Talking with a friend the other day, we discussed how I show up as I am. There aren’t many times I would say I show up unauthentically in my life. I wear my heart on my sleeve, talk way too much, and I don’t think I’d say I give a shit about what people expect from me, like as a woman, or whatever else. I just care how genuine and honest I show up, on top of values like compassion that I expect from myself.
Since high school I, or people close to me, have overheard conversations about my authenticity and dgaf-ness. When my best friend overheard what some of the school’s “most popular” girls speaking on how they wish they could be more real and not care, “like Bella—” It felt like confirmation to keep being me. Mind you, these were girls I hadn’t spoken to, either ever, or since grade school. I was just a pretty ‘public’ figure’, and really loud in the courtyard :)
It was probably pretty hard to be someone at that school of tops 1000 students with no perception of the name “Bella H…” during most of my highschool years. I’m not saying that out of like, arrogance, but the reality of a small town/highschool and having a trauma that was vaguely pretty public knowledge, and then going on to try to educate the whole school, because the response from my peers and the administration was so unexpected and fucked up. Infamous is maybe the word for it.
Previous to this groundbreaking discovery at 17 or 18, I was under the impression most people at school thought I was stupid and annoying, or a lying bitch. Granted, I’m still pretty sure a lot of them did, but those who didn’t usually chose that stance in silence, which is reassuring in some ways, but also unhelpful at the time.
So when on this topic with a friend, we recognized that showing up authentically, and loudly, is kind of like giving others permission to do the same, and I love that.
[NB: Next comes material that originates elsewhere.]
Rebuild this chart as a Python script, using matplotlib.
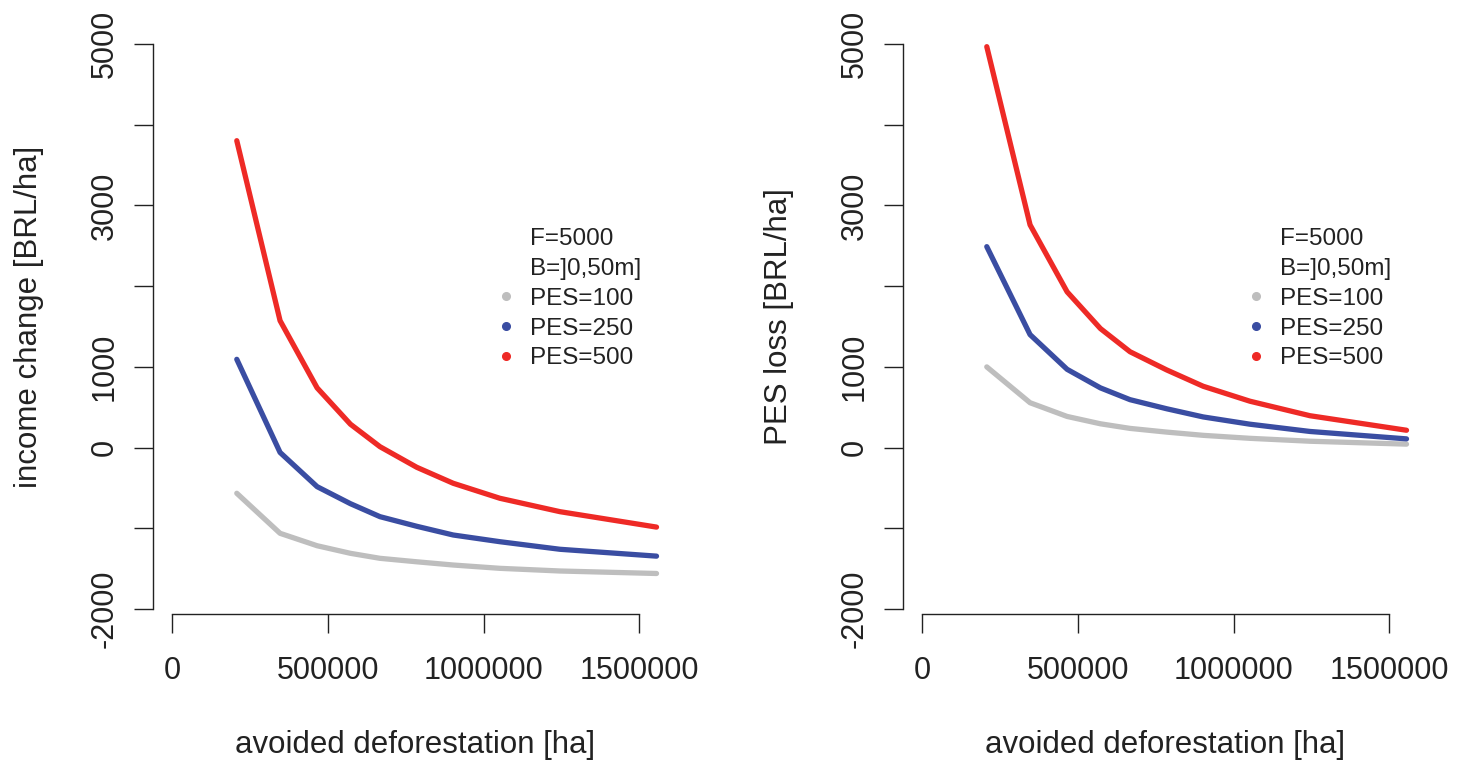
import matplotlib
matplotlib.use("Agg")
import matplotlib.pyplot as plt
from matplotlib.lines import Line2D

plt.rcParams['font.family'] = ['Liberation Sans', 'DejaVu Sans']

# avoided deforestation [ha]
avoided = [207000, 346000, 465000, 572000, 667000, 785000, 902000, 1052000, 1245000, 1555000]

# income change [BRL/ha]
income_100 = [-566, -1062, -1216, -1310, -1372, -1415, -1455, -1496, -1529, -1560]
income_250 = [1094, -60, -484, -695, -856, -975, -1083, -1166, -1260, -1345]
income_500 = [3803, 1573, 740, 290, 11, -244, -442, -628, -794, -985]

# PES loss [BRL/ha]
loss_100 = [1000, 556, 386, 295, 238, 192, 152, 115, 79, 43]
loss_250 = [2490, 1400, 970, 740, 594, 481, 380, 290, 200, 108]
loss_500 = [4968, 2760, 1930, 1475, 1188, 962, 760, 575, 395, 215]

pes_labels = ["PES=100", "PES=250", "PES=500"]
pes_colors = ["#BEBEBE", "#3A4DA2", "#EE2A26"]
info_labels = ["F=5000", "B=]0,50m]"]

xticks = [0, 500000, 1000000, 1500000]
yticks = [-2000, -1000, 0, 1000, 2000, 3000, 4000, 5000]
ytick_labels = ["-2000", "", "0", "1000", "", "3000", "", "5000"]

W, H = 1468, 765
fig = plt.figure(figsize=(W / 100, H / 100), dpi=100)

panels = [
    ("income change [BRL/ha]", [income_100, income_250, income_500]),
    ("PES loss [BRL/ha]", [loss_100, loss_250, loss_500]),
]

for k, (ylab, series) in enumerate(panels):
    shift = 750 * k
    left_px, right_px = 152.9 + shift, 677.5 + shift
    top_px, bot_px = 21.5, 631.6
    ax = fig.add_axes([left_px / W, 1 - bot_px / H,
                       (right_px - left_px) / W, (bot_px - top_px) / H])
    for vals, col in zip(series, pes_colors):
        ax.plot(avoided, vals, color=col, lw=3.8, solid_capstyle='round',
                solid_joinstyle='round')
    ax.set_xlim(-62400, 1622400)
    ax.set_ylim(-2280, 5280)

    for s in ['top', 'right']:
        ax.spines[s].set_visible(False)
    ax.spines['bottom'].set_position(('data', -2062))
    ax.spines['left'].set_bounds(-2000, 5000)
    ax.spines['bottom'].set_bounds(0, 1500000)
    for s in ['left', 'bottom']:
        ax.spines[s].set_linewidth(1.0)
        ax.spines[s].set_color('#222222')

    ax.set_xticks(xticks)
    ax.set_xticklabels([str(v) for v in xticks])
    ax.set_yticks(yticks)
    ax.set_yticklabels(ytick_labels, rotation=90, va='center')
    ax.tick_params(axis='both', direction='out', length=14, width=1.0,
                   color='#222222', labelsize=22, labelcolor='#222222')
    ax.tick_params(axis='x', pad=16.5)
    ax.tick_params(axis='y', pad=10)

    ax.set_xlabel("avoided deforestation [ha]", fontsize=22.5, color='#222222')
    ax.xaxis.set_label_coords(0.5, (bot_px - 745) / (bot_px - top_px))
    ax.xaxis.label.set_va('center')
    ax.set_ylabel(ylab, fontsize=22.5, color='#222222')
    ax.yaxis.set_label_coords((29 - 152.9) / (right_px - left_px),
                              (bot_px - 317) / (bot_px - top_px))
    ax.yaxis.label.set_va('center')

    handles = [Line2D([], [], linestyle='none') for _ in info_labels]
    handles += [Line2D([], [], linestyle='none', marker='o', markersize=5.5,
                       color=c) for c in pes_colors]
    ax.legend(handles, info_labels + pes_labels, loc='upper left',
              bbox_to_anchor=((484.3 + shift) / W, 1 - 216 / H),
              bbox_transform=fig.transFigure, frameon=False, borderpad=0,
              handlelength=0.8, handletextpad=0.59, labelspacing=0.32,
              prop={'size': 17.5}, labelcolor='#222222')

fig.savefig("out.png", dpi=100)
If my realness and honesty inspires others to be their most real and open self, then I think that’s really beautiful and I will continue to be me always.
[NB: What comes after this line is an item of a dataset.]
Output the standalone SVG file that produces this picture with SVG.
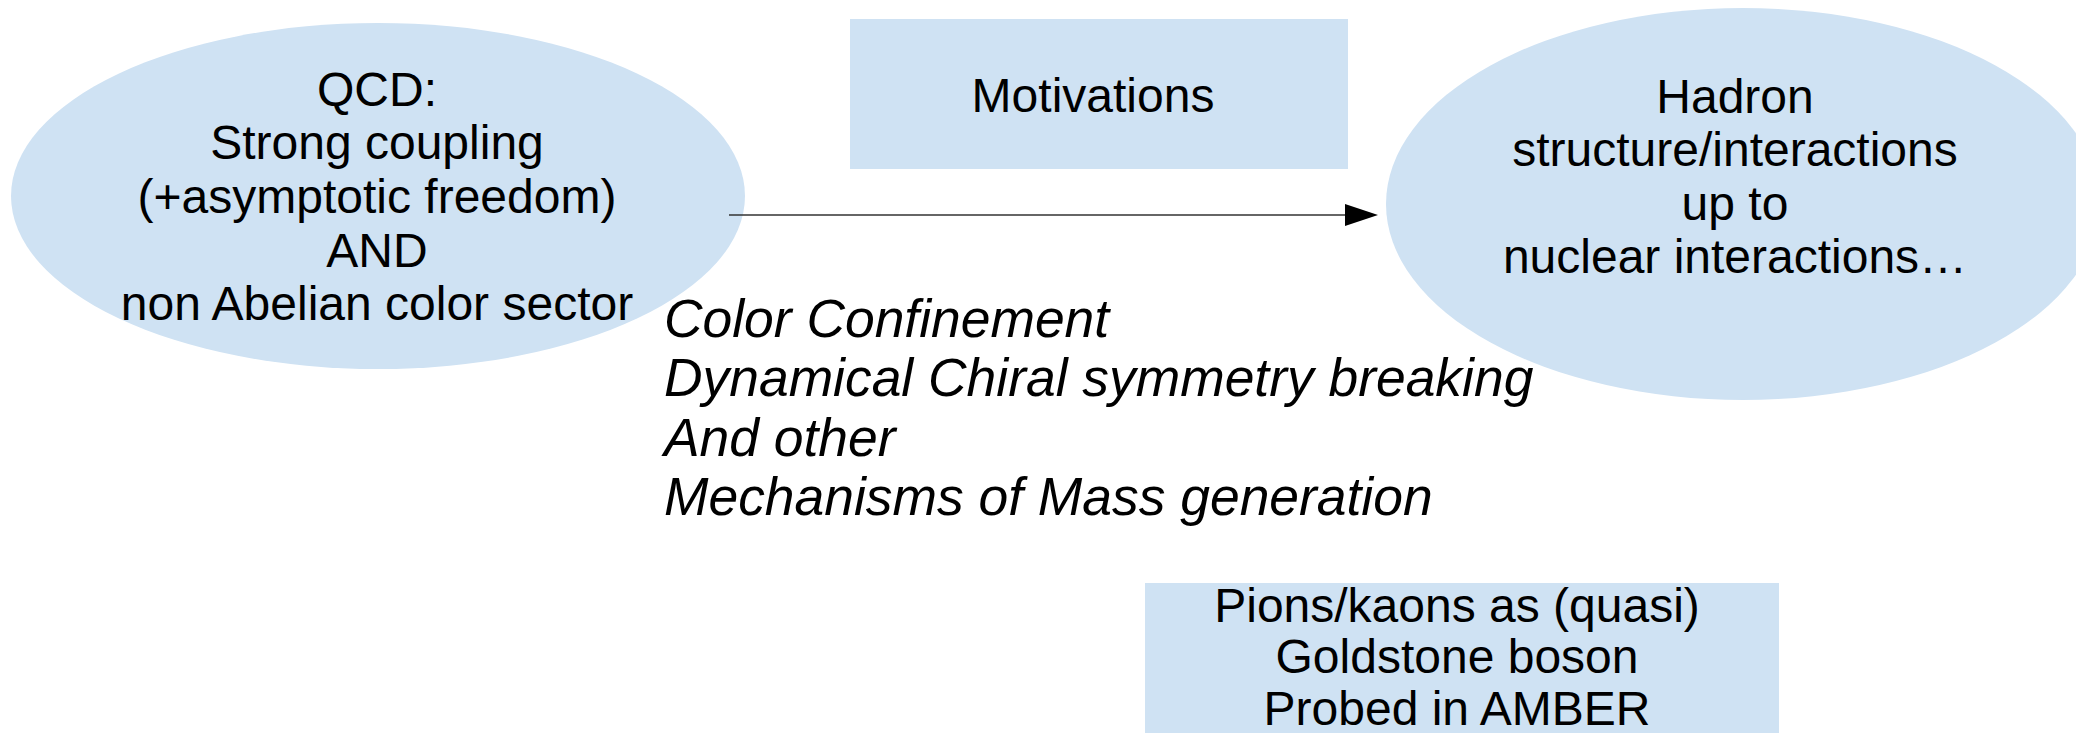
<svg xmlns="http://www.w3.org/2000/svg" width="2076" height="733" viewBox="0 0 2076 733">
<style>
.shape{fill:#cfe2f3;stroke:none}
.t{font-family:"Liberation Sans",Arial,sans-serif;font-size:48px;fill:#000;text-anchor:middle}
.it{font-family:"Liberation Sans",Arial,sans-serif;font-size:53.4px;font-style:italic;fill:#000}
.conn{stroke:#333;stroke-width:1.5;fill:none}
</style>
<rect width="2076" height="733" fill="#fff"/>
<g id="qcd">
<ellipse class="shape" cx="378" cy="196" rx="367" ry="173"/>
<text class="t" x="377" y="106">QCD:</text>
<text class="t" x="377" y="159">Strong coupling</text>
<text class="t" x="377" y="213">(+asymptotic freedom)</text>
<text class="t" x="377" y="267">AND</text>
<text class="t" x="377" y="320">non Abelian color sector</text>
</g>
<g id="motivations">
<rect class="shape" x="850" y="19" width="498" height="150"/>
<text class="t" x="1093" y="112">Motivations</text>
</g>
<g id="hadron">
<ellipse class="shape" cx="1743" cy="204" rx="357" ry="196"/>
<text class="t" x="1735" y="113">Hadron</text>
<text class="t" x="1735" y="166">structure/interactions</text>
<text class="t" x="1735" y="220">up to</text>
<text class="t" x="1735" y="273">nuclear interactions…</text>
</g>
<g id="mechanisms">
<text class="it" x="664" y="337">Color Confinement</text>
<text class="it" x="664" y="396">Dynamical Chiral symmetry breaking</text>
<text class="it" x="664" y="456">And other</text>
<text class="it" x="664" y="515">Mechanisms of Mass generation</text>
</g>
<g id="pions">
<rect class="shape" x="1145" y="583" width="634" height="160"/>
<text class="t" x="1457" y="622">Pions/kaons as (quasi)</text>
<text class="t" x="1457" y="673">Goldstone boson</text>
<text class="t" x="1457" y="725">Probed in AMBER</text>
</g>
<g id="connectors">
<line class="conn" x1="729" y1="215" x2="1346" y2="215"/>
<polygon points="1345,204 1378,215 1345,226" fill="#000"/>
</g>
</svg>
When it comes to “bad decisions,” I’d say there’s a lot of shame and blame involved. Yes, there are ways to live, and choices to make your life uncomplicated, but sometimes life is complicated, and sometimes who you are is complicated… and not a choice. I believe choices can be “bad,” or rather, “ineffective” depending on who you are. I don’t think everything is “one fits all.” Does this make sense? I guess I’m being really vague, but I think you know what I mean. Different things are different for different people, and I guess what I’m really trying to convey is to not put your own preferences on others. You can live your life your way, and not yuck someone else’s yum for their life. Safety, boundaries, and compassion considerations applied here, of course.
I hold way too much shame and guilt for things I really don’t even believe I need to feel that way about.
As much as my life may have been different, or even easier, had I lived more like how society says I should, I don’t regret living with my heart on my sleeve and doing what was true to me and my experiences. I’ve been heavily judged all my life, so I think it’s time to just let go of all of the shame that’s ever been improperly placed on me and emphasize to myself that the way I live gives others hope for their own lives. That’s all I’ve ever really wanted— to give people a safe place to be themselves, or to influence them to live more authentically in their day-to-day lives wherever they are.
Can living authentically come with challenges? yes. Is it worth it? Absolutely.